Aim:
Take the listing from its first line through the line that contains "3.2, 1.0, 6.0]" and please retype those lines exactly, leaving out the pictures.

Given information:

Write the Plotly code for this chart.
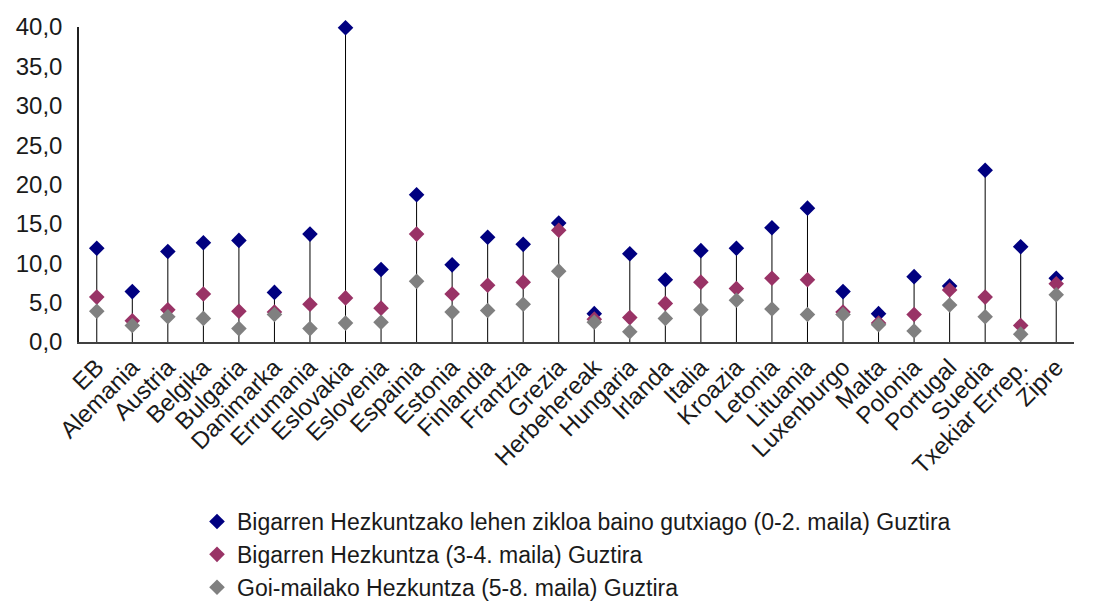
import plotly.graph_objects as go

countries = ["EB", "Alemania", "Austria", "Belgika", "Bulgaria", "Danimarka", "Errumania",
             "Eslovakia", "Eslovenia", "Espainia", "Estonia", "Finlandia", "Frantzia", "Grezia",
             "Herbehereak", "Hungaria", "Irlanda", "Italia", "Kroazia", "Letonia", "Lituania",
             "Luxenburgo", "Malta", "Polonia", "Portugal", "Suedia", "Txekiar Errep.", "Zipre"]

low_edu = [11.9, 6.4, 11.5, 12.6, 12.9, 6.3, 13.7, 39.9, 9.2, 18.7, 9.8, 13.3, 12.4, 15.1,
           3.6, 11.2, 7.9, 11.6, 11.9, 14.5, 17.0, 6.4, 3.6, 8.3, 7.1, 21.8, 12.1, 8.1]
mid_edu = [5.7, 2.7, 4.1, 6.1, 3.9, 3.8, 4.8, 5.6, 4.3, 13.7, 6.1, 7.2, 7.6, 14.2,
           2.9, 3.1, 4.9, 7.6, 6.8, 8.1, 7.9, 3.8, 2.4, 3.5, 6.6, 5.7, 2.1, 7.4]
high_edu = [3.9, 2.1, 3.2, 3.0, 1.7, 3.5, 1.7, 2.4, 2.5, 7.7, 3.8, 4.0, 4.8, 9.0,
            2.5, 1.3, 3.0, 4.1, 5.3, 4.2, 3.5, 3.5, 2.2, 1.4, 4.7, 3.2, 1.0, 6.0]

names = ["Bigarren Hezkuntzako lehen zikloa baino gutxiago (0-2. maila) Guztira",
         "Bigarren Hezkuntza (3-4. maila) Guztira",
         "Goi-mailako Hezkuntza (5-8. maila) Guztira"]
colors = ["#000080", "#993366", "#808080"]
y_ticks = [0, 5, 10, 15, 20, 25, 30, 35, 40]

font = "Liberation Sans, Arial, sans-serif"

fig = go.Figure()

# drop lines from 0 up to the highest marker of each country
sx, sy = [], []
for c, a, b, d in zip(countries, low_edu, mid_edu, high_edu):
    sx += [c, c, None]
    sy += [0, max(a, b, d), None]
fig.add_trace(go.Scatter(x=sx, y=sy, mode="lines", line=dict(color="#000000", width=1),
                         showlegend=False, hoverinfo="skip"))

for i, (vals, nm, col) in enumerate(zip([low_edu, mid_edu, high_edu], names, colors)):
    fig.add_trace(go.Scatter(x=countries, y=vals, mode="markers", name=nm,
                             marker=dict(symbol="diamond", size=12, color=col),
                             cliponaxis=False))

# page body adds 8px around the figure, margins account for it
fig.update_layout(width=1096, height=601,
                  margin=dict(l=71, r=30, t=19, b=267, autoexpand=False),
                  plot_bgcolor="white", paper_bgcolor="white",
                  separators=", ",
                  font=dict(family=font, size=21, color="#1a1a1a"),
                  legend=dict(x=0.1186, y=-0.5016, xanchor="left", yanchor="top",
                              traceorder="normal", font=dict(size=23), itemwidth=30))
fig.update_xaxes(type="category", range=[-0.5, len(countries) - 0.5], tickangle=-45,
                 showline=True, linecolor="#404040", linewidth=1.5, showgrid=False,
                 ticks="", tickfont=dict(size=24))
fig.update_yaxes(range=[0, 40], tickvals=y_ticks, tickformat=".1f", showline=True,
                 linecolor="#202020", linewidth=1.5, showgrid=False, zeroline=False,
                 ticks="", ticklabelstandoff=10, tickfont=dict(size=24))

fig.write_html("out.html")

Result:
Write the Plotly code for this chart.
import plotly.graph_objects as go

countries = ["EB", "Alemania", "Austria", "Belgika", "Bulgaria", "Danimarka", "Errumania",
             "Eslovakia", "Eslovenia", "Espainia", "Estonia", "Finlandia", "Frantzia", "Grezia",
             "Herbehereak", "Hungaria", "Irlanda", "Italia", "Kroazia", "Letonia", "Lituania",
             "Luxenburgo", "Malta", "Polonia", "Portugal", "Suedia", "Txekiar Errep.", "Zipre"]

low_edu = [11.9, 6.4, 11.5, 12.6, 12.9, 6.3, 13.7, 39.9, 9.2, 18.7, 9.8, 13.3, 12.4, 15.1,
           3.6, 11.2, 7.9, 11.6, 11.9, 14.5, 17.0, 6.4, 3.6, 8.3, 7.1, 21.8, 12.1, 8.1]
mid_edu = [5.7, 2.7, 4.1, 6.1, 3.9, 3.8, 4.8, 5.6, 4.3, 13.7, 6.1, 7.2, 7.6, 14.2,
           2.9, 3.1, 4.9, 7.6, 6.8, 8.1, 7.9, 3.8, 2.4, 3.5, 6.6, 5.7, 2.1, 7.4]
high_edu = [3.9, 2.1, 3.2, 3.0, 1.7, 3.5, 1.7, 2.4, 2.5, 7.7, 3.8, 4.0, 4.8, 9.0,
            2.5, 1.3, 3.0, 4.1, 5.3, 4.2, 3.5, 3.5, 2.2, 1.4, 4.7, 3.2, 1.0, 6.0]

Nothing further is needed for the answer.